The value of $e$ is approximately $2.718$. So, $e-1 \approx 1.718$, which is a positive constant. Multiply the inequality $0 < \frac{1}{t+1} \le 1$ by $(e-1)$: $0 \cdot (e-1) < \frac{e-1}{t+1} \le 1 \cdot (e-1)$ $0 < \frac{e-1}{t+1} \le e-1$.

Now, add 1 to all parts of the inequality: $1+0 < 1 + \frac{e-1}{t+1} \le 1 + (e-1)$ $1 < g(t) \le e$.

So, the range of $g(x) = \frac{x^2+e}{x^2+1}$ is $(1, e]$.

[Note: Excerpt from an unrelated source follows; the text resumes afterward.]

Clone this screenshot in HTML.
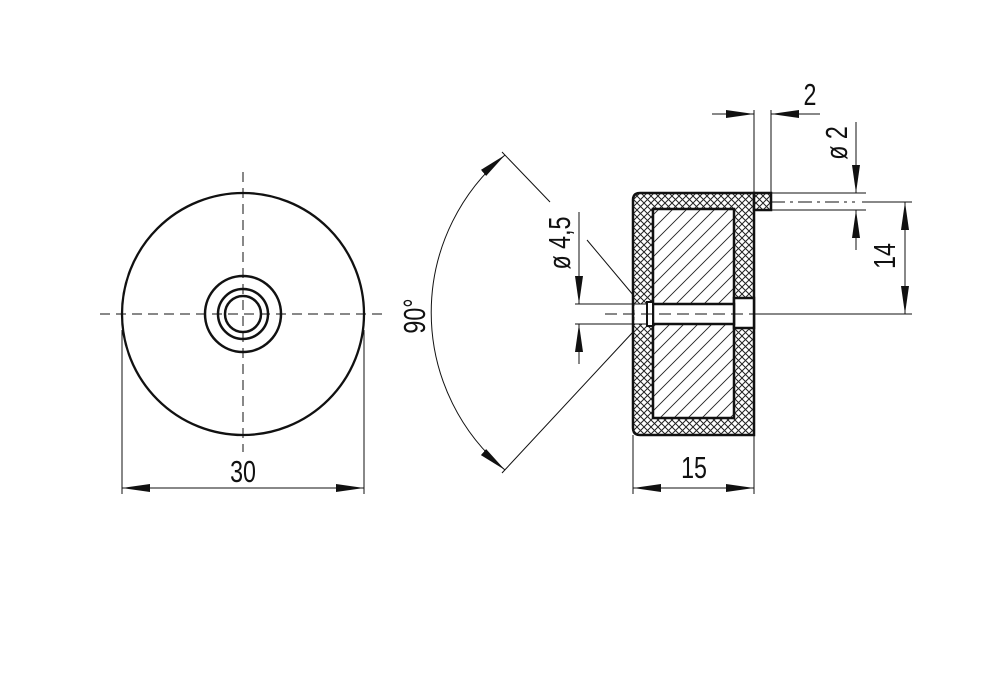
<!DOCTYPE html>
<html><head><meta charset="utf-8"><style>
html,body{margin:0;padding:0;background:#fff}
svg{display:block}
text{font-family:"Liberation Sans",sans-serif;font-size:31px;fill:#111}
</style></head><body>
<svg width="1000" height="698" viewBox="0 0 1000 698" xmlns="http://www.w3.org/2000/svg">
<defs>
<pattern id="cross" width="7" height="7" patternUnits="userSpaceOnUse">
<rect width="7" height="7" fill="#fff"/>
<path d="M0 0L7 7M7 0L0 7" stroke="#222" stroke-width="1"/>
</pattern>
<pattern id="diag" width="14" height="14" patternUnits="userSpaceOnUse">
<rect width="14" height="14" fill="#fff"/>
<path d="M-1 15L15 -1M-8 8L8 -8M6 22L22 6" stroke="#222" stroke-width="0.9"/>
</pattern>
<marker id="a" viewBox="0 0 28 10" refX="28" refY="5" markerWidth="28" markerHeight="10" markerUnits="userSpaceOnUse" orient="auto-start-reverse">
<path d="M0 1L28 5L0 9Z" fill="#111"/>
</marker>
</defs>

<g fill="none" stroke="#111">
<circle cx="243" cy="314" r="121" stroke-width="2.3"/>
<circle cx="243" cy="314" r="38" stroke-width="2.5"/>
<circle cx="243" cy="314" r="25" stroke-width="2.5"/>
<circle cx="243" cy="314" r="18" stroke-width="2.5"/>
<path d="M100 314H386M243 172V452" stroke-width="1" stroke-dasharray="10,6"/>
<path d="M122 330V494M364 330V494" stroke-width="1"/>
<path d="M122 488H364" stroke-width="1" marker-start="url(#a)" marker-end="url(#a)"/>
</g>
<text x="243" y="482" text-anchor="middle" transform="translate(243 0) scale(0.75 1) translate(-243 0)">30</text>

<path d="M640 193H754V435H640Q633 435 633 428V200Q633 193 640 193Z" fill="url(#cross)" stroke="#111" stroke-width="2.5"/>
<rect x="653" y="209" width="81" height="209" fill="url(#diag)" stroke="#111" stroke-width="2.5"/>
<rect x="754" y="193" width="17" height="17" fill="url(#cross)" stroke="#111" stroke-width="2.5"/>
<rect x="634.5" y="304" width="18" height="20" fill="#fff"/>
<rect x="734" y="298" width="20" height="30" fill="#fff" stroke="#111" stroke-width="2.5"/>
<rect x="653" y="304" width="81" height="20" fill="#fff" stroke="#111" stroke-width="2.5"/>
<rect x="647" y="302" width="6" height="24" fill="#fff" stroke="#111" stroke-width="2"/>

<g fill="none" stroke="#111" stroke-width="1">
<path d="M605 314H754" stroke-dasharray="12,6"/>
<path d="M771 202H855" stroke-dasharray="14,5,3,5"/>
<path d="M633 435V494M754 435V494"/>
<path d="M633 488H754" marker-start="url(#a)" marker-end="url(#a)"/>
<path d="M754 110V193M771 110V193"/>
<path d="M712 114H754" marker-end="url(#a)"/>
<path d="M820 114H771" marker-end="url(#a)"/>
<path d="M771 193H866M771 210H866"/>
<path d="M856 122V193" marker-end="url(#a)"/>
<path d="M856 250V210" marker-end="url(#a)"/>
<path d="M862 202H912M754 314H912"/>
<path d="M905 202V314" marker-start="url(#a)" marker-end="url(#a)"/>
<path d="M575 304H647M575 324H647"/>
<path d="M579 212V304" marker-end="url(#a)"/>
<path d="M579 364V324" marker-end="url(#a)"/>
<path d="M502 152L550 202M587 240L634 296M502 473L633 332"/>
<path d="M505 155A205 205 0 0 0 505 470" marker-start="url(#a)" marker-end="url(#a)"/>
</g>
<text x="694" y="478" text-anchor="middle" transform="translate(694 0) scale(0.75 1) translate(-694 0)">15</text>
<text x="810" y="105" text-anchor="middle" transform="translate(810 0) scale(0.75 1) translate(-810 0)">2</text>
<text transform="translate(847 143) rotate(-90) scale(0.75 1)" text-anchor="middle">ø 2</text>
<text transform="translate(895 256) rotate(-90) scale(0.75 1)" text-anchor="middle">14</text>
<text transform="translate(570 243) rotate(-90) scale(0.75 1)" text-anchor="middle">ø 4,5</text>
<text transform="translate(425 316) rotate(-90) scale(0.75 1)" text-anchor="middle">90°</text>
</svg>
</body></html>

3. Find the range of $f(x) = \log_e(g(x))$: The natural logarithm function, $h(u) = \log_e u$, is a strictly increasing function for $u > 0$. Since the range of $g(x)$ is $(1, e]$, we can apply the logarithm to this interval: $\log_e(1) < \log_e(g(x)) \le \log_e(e)$. We know that $\log_e(1) = 0$ and $\log_e(e) = 1$. Therefore, the range of $f(x)$ is $(0, 1]$.

4. Count the number of integers in the range of $f(x)$: The range of $f(x)$ is $(0, 1]$. The integers that lie within this interval are values greater than 0 and less than or equal to 1. The only integer satisfying this condition is 1.

Thus, there is only one integer in the range of $f(x)$.